Ou bien le refus de prendre le pouvoir avait-il des causes intérieures ? La déstalinisation n'avait-elle pas affaibli la religiosité communiste, et donc son aptitude à se saisir du pouvoir ? N'y avait-il pas un mouvement de crainte devant la réaction prévisible des forces conservatrices, et notamment de l'état-major militaire, et donc le bain de sang possible, inutile, pour la classe ouvrière ? Au lieu de cela le PCF et la CGT se contentèrent d'une augmentation du pouvoir d'achat.

Le PCF avait une chance au "rattrappage" : en récupérant la jeunesse, en la soviétisant. Les gaullistes en avaient peur. Dans un film sur Vincennes qui sortira l'an prochain, on voit un député UDR demander à Edgar Faure, ministre de l'enseignement supérieur, ce qu'il fera si toutes les universités deviennent communistes. Edgar Faure lui répond que si toute la jeunesse française devient communiste et le reste, la France de 1980 sera République populaire et personne ne pourra rien y faire. Le PC s'est fait griller la priorité par les maoïstes.
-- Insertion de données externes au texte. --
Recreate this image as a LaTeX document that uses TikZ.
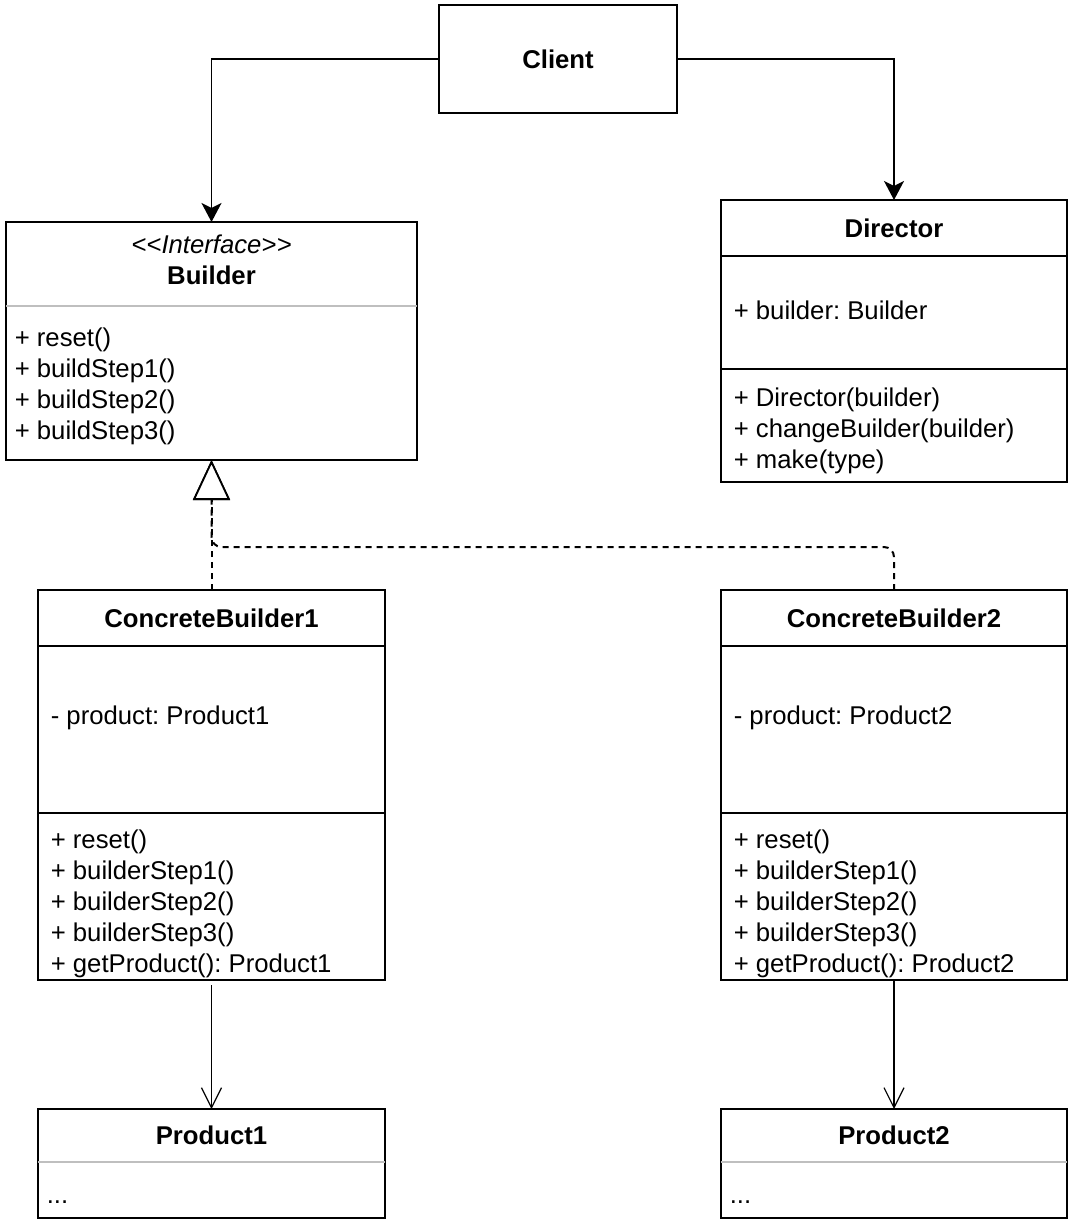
\documentclass[tikz,border=0pt]{standalone}
\usepackage{fontspec}
\setmainfont{Liberation Sans}
\usetikzlibrary{positioning,arrows.meta}
\newcommand\umlfont{\fontsize{25.7}{31}\selectfont\frenchspacing}

\begin{document}
\begin{tikzpicture}[x=1pt,y=-1pt,line width=1.6pt,
 every node/.style={font=\umlfont},
 box/.style={draw, anchor=north west, outer sep=0pt, inner sep=0pt, font=\umlfont\bfseries},
 members/.style={anchor=base west, inner sep=0pt, align=left},
 sep/.style={draw=black!25},
 uses/.style={-{Stealth[length=19pt,width=20pt,inset=5pt]}},
 impl/.style={line width=2pt, dash pattern=on 6pt off 5pt, -{Triangle[open,length=40pt,width=37pt,fill=white,line width=1.8pt]}},
 makes/.style={line width=1.2pt, -{Straight Barb[length=20pt,width=20pt]}}]
\useasboundingbox (0,0) rectangle (1072,1224);

\node[box, minimum width=238, minimum height=108] (client) at (439,5) {Client};

\node[box, minimum width=411, minimum height=84] (builderHead) at (6,222) {};
\node[box, minimum width=411, minimum height=154, below=0pt of builderHead] (builderBody) {};
\draw[sep] (builderHead.south west) -- (builderHead.south east);
\node[anchor=base, align=center] (builderName) at ([yshift=-62pt]builderHead.north) {\textit{<\kern0pt<Interface>\kern0pt>}\\\textbf{Builder}};
\node[members] (builderOps) at ([xshift=8pt,yshift=-133pt]builderBody.north west) {+ reset()\\+ buildStep1()\\+ buildStep2()\\+ buildStep3()};

\node[box, minimum width=346, minimum height=56] (directorHead) at (721,200) {Director};
\node[box, minimum width=346, minimum height=113, below=0pt of directorHead] (directorAttr) {};
\node[box, minimum width=346, minimum height=113, below=0pt of directorAttr] (directorOps) {};
\node[members] (directorAttrText) at ([xshift=12pt,yshift=-63pt]directorAttr.north west) {+ builder: Builder};
\node[members] (directorOpsText) at ([xshift=12pt,yshift=-99pt]directorOps.north west) {+ Director(builder)\\+ changeBuilder(builder)\\+ make(type)};

\node[box, minimum width=347, minimum height=56] (cb1Head) at (38,590) {ConcreteBuilder1};
\node[box, minimum width=347, minimum height=167, below=0pt of cb1Head] (cb1Attr) {};
\node[box, minimum width=347, minimum height=167, below=0pt of cb1Attr] (cb1Ops) {};
\node[members] (cb1AttrText) at ([xshift=12pt,yshift=-78pt]cb1Attr.north west) {- product: Product1};
\node[members] (cb1OpsText) at ([xshift=12pt,yshift=-159pt]cb1Ops.north west) {+ reset()\\+ builderStep1()\\+ builderStep2()\\+ builderStep3()\\+ getProduct(): Product1};

\node[box, minimum width=346, minimum height=56] (cb2Head) at (721,590) {ConcreteBuilder2};
\node[box, minimum width=346, minimum height=167, below=0pt of cb2Head] (cb2Attr) {};
\node[box, minimum width=346, minimum height=167, below=0pt of cb2Attr] (cb2Ops) {};
\node[members] (cb2AttrText) at ([xshift=12pt,yshift=-78pt]cb2Attr.north west) {- product: Product2};
\node[members] (cb2OpsText) at ([xshift=12pt,yshift=-159pt]cb2Ops.north west) {+ reset()\\+ builderStep1()\\+ builderStep2()\\+ builderStep3()\\+ getProduct(): Product2};

\node[box, minimum width=347, minimum height=53] (product1Head) at (38,1109) {Product1};
\node[box, minimum width=347, minimum height=56, below=0pt of product1Head] (product1Body) {};
\draw[sep] (product1Head.south west) -- (product1Head.south east);
\node[members] (product1Text) at ([xshift=8pt,yshift=-41pt]product1Body.north west) {...};

\node[box, minimum width=346, minimum height=53] (product2Head) at (721,1109) {Product2};
\node[box, minimum width=346, minimum height=56, below=0pt of product2Head] (product2Body) {};
\draw[sep] (product2Head.south west) -- (product2Head.south east);
\node[members] (product2Text) at ([xshift=8pt,yshift=-41pt]product2Body.north west) {...};

\draw[uses] (client.west) -| (builderHead.north);
\draw[uses] (client.east) -| (directorHead.north);
\draw[impl] (cb1Head.north) -- (builderBody.south);
\draw[impl, rounded corners=10pt] (cb2Head.north) -- ++(0,-43) -| (builderBody.south);
\draw[makes, shorten <=5pt] (cb1Ops.south) -- (product1Head.north);
\draw[makes] (cb2Ops.south) -- (product2Head.north);
\end{tikzpicture}
\end{document}
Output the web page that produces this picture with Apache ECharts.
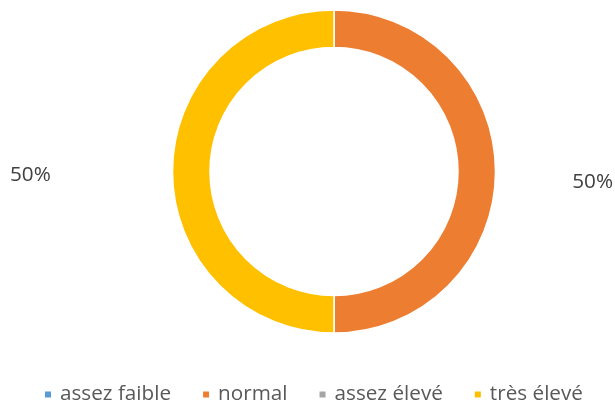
<!DOCTYPE html>
<html><head><meta charset="utf-8">
<script src="https://cdn.jsdelivr.net/npm/echarts@6/dist/echarts.min.js"></script>
<style>html,body{margin:0;padding:0;background:#fff}#c{width:615px;height:403px}</style>
</head><body><div id="c"></div>
<script>
const categories = ['assez faible', 'normal', 'assez élevé', 'très élevé'];
const values = [0, 50, 0, 50];
const colors = ['#5B9BD5', '#ED7D31', '#A5A5A5', '#FFC000'];
const labelSpots = {1: {x: 613, y: 182.5, align: 'right'}, 3: {x: 10, y: 175, align: 'left'}};

const chart = echarts.init(document.getElementById('c'));
chart.setOption({
  animation: false,
  color: colors,
  legend: {
    data: categories,
    top: 384,
    left: 43,
    padding: 0,
    itemWidth: 8,
    itemHeight: 8,
    itemGap: 30,
    icon: 'rect',
    textStyle: {fontFamily: 'Open Sans', fontSize: 20.7, color: '#595959', padding: [0, 0, 0, 3]}
  },
  series: [{
    type: 'pie',
    center: [334, 171.5],
    radius: [124, 161.5],
    startAngle: 90,
    clockwise: true,
    avoidLabelOverlap: false,
    itemStyle: {borderColor: '#fff', borderWidth: 1.5},
    label: {
      show: true,
      formatter: '{d}%',
      fontFamily: 'Open Sans',
      fontSize: 20.7,
      color: '#404040'
    },
    labelLine: {show: false},
    labelLayout: function (p) {
      const s = labelSpots[p.dataIndex];
      if (!s) return {};
      return {x: s.x, y: s.y, align: s.align, verticalAlign: 'middle'};
    },
    data: categories.map((n, i) => ({
      name: n,
      value: values[i],
      label: {show: values[i] > 0}
    }))
  }]
});
</script></body></html>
Et par les gaullistes aussi, qui, en créant Vincennes, placée sous la direction d'un de ses membres, a circonscrit le "péril rouge"...

Un mien ami chomskyen me disait il y a un an ou deux après une de ces "Fêtes de l'Humanité" où les rues portent des noms moralisateurs et cathos ("rue de la paix", "rue de la fraternité") : "Le PC a enfin aligné son discours sur ses actes. Car ses actes, depuis 1945, vont dans constamment le sens du refus du pouvoir, et du refus de la révolution. Il est piquant de voir qu'ils célèbrent 1936, le Front populaire, la Guerre d'Espagne, qui était le seul où ils agissaient réellement pour la révolution, à l'heure même où ils en font leur deuil". Pas si étonnant, on célèbre toujours ce qui ne menace plus nos nuits présentes et à venir.

Cela me fait penser à une autre révolution soudain, celle du Vénézuela. Cette petite révolution qui avance pas à pas, effrayée de devoir s'attaquer aux capitaux privés. Il y a 10 jours Chavez est allé voir Juan Carlos, comme pour s'excuser des diatribes de l'an dernier. Un pas en avant un pas en arrière, le petit courant républivcain renaissant en Espagne lui en a voulu ouvertement. Tous les anti-impérialistes du monde lui en ont voulu secrètement. Mais on ne peut pas élever la voix contre des révolutions fragiles. Ce ne serait pas décent. On ne fera les comptes qu'après. Quand elles auront disparu, ou quand elles se seront définitivement installées (pour autant que l'expression de révolution "installée" ait un sens). Il faut que j'interviewe un jeune français qui revient du Vénézuela cet été.